Глаза бога горели. Сила есть — ума не надо… Чем ты думал, бог?
— Это твоя месть нам? За что? — спросил Немхез, не веря в то, что слышал.
— Это моя месть — которой я не смог насладиться! Но смог ты! Мне некому было мстить — а тебе? Разве ты не рад? Ты смог то, чего не смог твой бог, Немхез! И каждый из живущих — сможет…
Старый рубака устало смотрел в лицо бога, подарившего людям свою месть. Не тем? Не за то?

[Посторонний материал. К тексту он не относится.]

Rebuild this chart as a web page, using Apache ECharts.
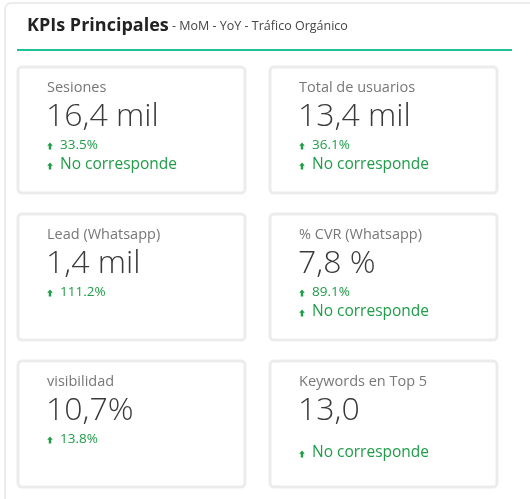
<!DOCTYPE html><html><head><meta charset="utf-8">
<script src="https://cdn.jsdelivr.net/npm/echarts@6/dist/echarts.min.js"></script>
<style>html,body{margin:0;background:#fff}#c{width:530px;height:499px}</style></head><body><div id="c"></div>
<script>
const labels=["Sesiones","Total de usuarios","Lead (Whatsapp)","% CVR (Whatsapp)","visibilidad","Keywords en Top 5"];
const values=["16,4 mil","13,4 mil","1,4 mil","7,8 %","10,7%","13,0"];
const changes=["33.5%","36.1%","111.2%","89.1%","13.8%",null];
const yoy=["No corresponde","No corresponde",null,"No corresponde",null,"No corresponde"];
const F="'Open Sans', sans-serif", G="#1f9d48";
const chart=echarts.init(document.getElementById('c'));
const els=[
 {type:'rect',shape:{x:5,y:3,width:540,height:520,r:6},style:{fill:'#fff',stroke:'#e6e6e6',lineWidth:1.5}},
 {type:'text',x:27,y:26,style:{text:'{b|KPIs Principales} {s|- MoM - YoY - Tráfico Orgánico}',verticalAlign:'middle',rich:{b:{fontFamily:F,fontWeight:'bold',fontSize:18,fill:'#222'},s:{fontFamily:F,fontSize:12.5,fill:'#444'}}}},
 {type:'rect',shape:{x:17,y:49,width:495,height:2},style:{fill:'#1cc39a'}}
];
function arrow(x,y,s){return {type:'polygon',shape:{points:[[x,y-s],[x+s*0.8,y-s*0.1],[x+s*0.35,y-s*0.1],[x+s*0.35,y+s],[x-s*0.35,y+s],[x-s*0.35,y-s*0.1],[x-s*0.8,y-s*0.1]]},style:{fill:G}};}
labels.forEach((l,i)=>{
 const col=i%2,row=Math.floor(i/2);
 const x0=col?270:18,y0=67+row*147,tx=x0+29;
 els.push({type:'rect',shape:{x:x0,y:y0,width:227,height:126,r:4},style:{fill:'#fff',stroke:'#ececec',lineWidth:3}});
 els.push({type:'text',x:tx,y:y0+21,style:{text:l,fontFamily:F,fontSize:14.5,fill:'#777',verticalAlign:'middle'}});
 els.push({type:'text',x:tx-1,y:y0+50,style:{text:values[i],fontFamily:F,fontWeight:300,fontSize:32,fill:'#3a3a3a',verticalAlign:'middle'}});
 if(changes[i]){els.push(arrow(tx+3,y0+79,3.5));els.push({type:'text',x:tx+13,y:y0+78,style:{text:changes[i],fontFamily:F,fontSize:13.5,fill:G,verticalAlign:'middle'}});}
 if(yoy[i]){const yy=changes[i]?y0+98:y0+92;els.push(arrow(tx+3,yy+1,3.5));els.push({type:'text',x:tx+13,y:yy,style:{text:yoy[i],fontFamily:F,fontSize:15.5,fill:G,verticalAlign:'middle'}});}
});
chart.setOption({animation:false,graphic:{elements:els}});
</script></body></html>
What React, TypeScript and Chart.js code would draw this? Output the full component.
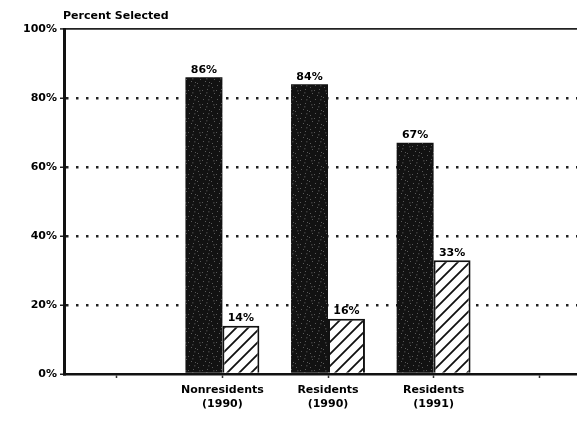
import React, { useEffect, useRef } from "react";
import { Chart, registerables } from "chart.js";

Chart.register(...registerables);

const categories: (string | string[])[] = [
  "",
  ["Nonresidents", "(1990)"],
  ["Residents", "(1990)"],
  ["Residents", "(1991)"],
  "",
];
const selectedSolid: (number | null)[] = [null, 86, 84, 67, null];
const selectedHatched: (number | null)[] = [null, 14, 16, 33, null];
const yTicks: number[] = [0, 20, 40, 60, 80, 100];
const yTitle = "Percent Selected";

const FONT = "'DejaVu Sans', 'Liberation Sans', sans-serif";

function makeHatch(ctx: CanvasRenderingContext2D): CanvasPattern | string {
  const c = document.createElement("canvas");
  c.width = 12;
  c.height = 12;
  const g = c.getContext("2d");
  if (!g) return "#fff";
  g.fillStyle = "#fff";
  g.fillRect(0, 0, 12, 12);
  g.strokeStyle = "#111";
  g.lineWidth = 1.8;
  g.beginPath();
  g.moveTo(-1, 13);
  g.lineTo(13, -1);
  g.moveTo(-7, 7);
  g.lineTo(7, -7);
  g.moveTo(5, 19);
  g.lineTo(19, 5);
  g.stroke();
  return ctx.createPattern(c, "repeat") || "#fff";
}

function makeSpeckle(ctx: CanvasRenderingContext2D): CanvasPattern | string {
  const c = document.createElement("canvas");
  c.width = 14;
  c.height = 14;
  const g = c.getContext("2d");
  if (!g) return "#111";
  g.fillStyle = "#121212";
  g.fillRect(0, 0, 14, 14);
  const dots = [
    [2, 3], [7, 1], [11, 5], [4, 9], [9, 11], [13, 12], [1, 13], [6, 6],
  ];
  g.fillStyle = "#5a5a5a";
  dots.forEach(([x, y]) => g.fillRect(x, y, 1, 1));
  g.fillStyle = "#3a3a3a";
  [[10, 8], [3, 6], [12, 1]].forEach(([x, y]) => g.fillRect(x, y, 1.5, 1.5));
  return ctx.createPattern(c, "repeat") || "#111";
}

const labelPlugin = {
  id: "barLabels",
  afterDatasetsDraw(chart: any) {
    const ctx = chart.ctx;
    ctx.save();
    ctx.fillStyle = "#000";
    ctx.font = `bold 11px ${FONT}`;
    ctx.textAlign = "center";
    ctx.textBaseline = "bottom";
    chart.data.datasets.forEach((ds: any, i: number) => {
      const meta = chart.getDatasetMeta(i);
      meta.data.forEach((el: any, j: number) => {
        const v = ds.data[j];
        if (v === null || v === undefined) return;
        ctx.fillText(`${v}%`, el.x, el.y - 2);
      });
    });
    ctx.textAlign = "left";
    ctx.textBaseline = "bottom";
    ctx.fillText(yTitle, chart.chartArea.left - 1, chart.chartArea.top - 7);
    ctx.restore();
  },
};

export default function App() {
  const ref = useRef<HTMLCanvasElement | null>(null);

  useEffect(() => {
    const canvas = ref.current;
    if (!canvas) return;
    const ctx = canvas.getContext("2d")!;
    const chart = new Chart(canvas, {
      type: "bar",
      data: {
        labels: categories as any,
        datasets: [
          {
            data: selectedSolid,
            backgroundColor: makeSpeckle(ctx) as any,
            borderColor: "#111",
            borderWidth: 0,
            categoryPercentage: 0.7,
            barPercentage: 1.0,
          },
          {
            data: selectedHatched,
            backgroundColor: makeHatch(ctx) as any,
            borderColor: "#111",
            borderWidth: 2,
            borderSkipped: "bottom",
            categoryPercentage: 0.7,
            barPercentage: 1.0,
          },
        ],
      },
      options: {
        animation: false,
        responsive: false,
        maintainAspectRatio: false,
        layout: { padding: { top: 29, right: 0, left: 0, bottom: 0 } },
        plugins: {
          legend: { display: false },
          tooltip: { enabled: false },
          title: { display: false },
        },
        scales: {
          x: {
            offset: true,
            grid: {
              display: true,
              drawOnChartArea: false,
              drawTicks: true,
              tickLength: 4,
              tickColor: "#333",
              tickWidth: 1.5,
              offset: false,
            },
            border: { display: true, color: "#111", width: 2.5 },
            ticks: {
              color: "#000",
              font: { family: FONT, size: 11, weight: "bold" },
              padding: 6,
              maxRotation: 0,
              autoSkip: false,
            },
            afterFit(scale: any) {
              scale.height = 55;
            },
          } as any,
          y: {
            min: 0,
            max: 100,
            afterBuildTicks(scale: any) {
              scale.ticks = yTicks.map((v) => ({ value: v }));
            },
            grid: {
              color: (c: any) => (c.tick && c.tick.value === 0 ? "rgba(0,0,0,0)" : "#222"),
              lineWidth: (c: any) => (c.tick && c.tick.value === 100 ? 1.8 : 2.5),
              tickColor: "#222",
              tickBorderDash: [],
              tickLength: 4,
              tickWidth: 1.5,
            } as any,
            border: {
              display: true,
              color: "#111",
              width: 3,
              dash: (c: any) => (c.tick && c.tick.value === 100 ? [] : [2.5, 7.5]),
            } as any,
            ticks: {
              color: "#000",
              font: { family: FONT, size: 11, weight: "bold" },
              padding: 3,
              callback: (v: any) => `${v}%`,
            },
            afterFit(scale: any) {
              scale.width = 64;
            },
          } as any,
        },
      },
      plugins: [labelPlugin],
    });
    return () => chart.destroy();
  }, []);

  return (
    <div
      style={{
        position: "fixed",
        left: 0,
        top: 0,
        width: 577,
        height: 429,
        overflow: "hidden",
        background: "#fff",
      }}
    >
      <canvas ref={ref} width={592} height={429} style={{ display: "block" }} />
    </div>
  );
}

Ни за что?..
— И зачем ты богом-то стал?
— Чтобы дать вам Право!..
Немхез ударил коротко и резко — бог отшатнулся, но не упал. Не упал, потому что бил старый рубака не его — себя. Может, и не смог бы он пробить собственную плоть, неуязвимую для стали, но помогла трещинка, оставленная предательской стрелой, и вот уже в ладони лежит холодный, как камень, комок — сердце. Как камень холодный и твердый…
Рука опустилась к поясу — вот-вот выронит.
Не выронил. Замах — словно меч из ножен — и камень сердца комком ссохшейся грязи летит в мертвенно-бледное лицо растерянного бога.
— Подавись своим Правом, убожество!
Он не думал, что будет потом.
Он отдавал Право, данное богом — богу. Богу — богово…
И небо не удержит не имеющего прав…
И море не остановит полет…
И все кончится…
Но он не думал уже, что будет потом. Даже богом стать не хотел — как этот отравленный дурак. Чтобы — не дай бог! — не дать людям подобного Права. Подобного данному этим…
Он уже не думал, что будет потом. Но остальные пусть думают. Пусть помнят, что было, — и думают…
Они все еще имеют Право. И Право священно, но…
Пусть думают.
За последним облаком, под последней звездой сидел недоумевающий бог, сжимая в руке холодный камень — сердце получившего от него Право.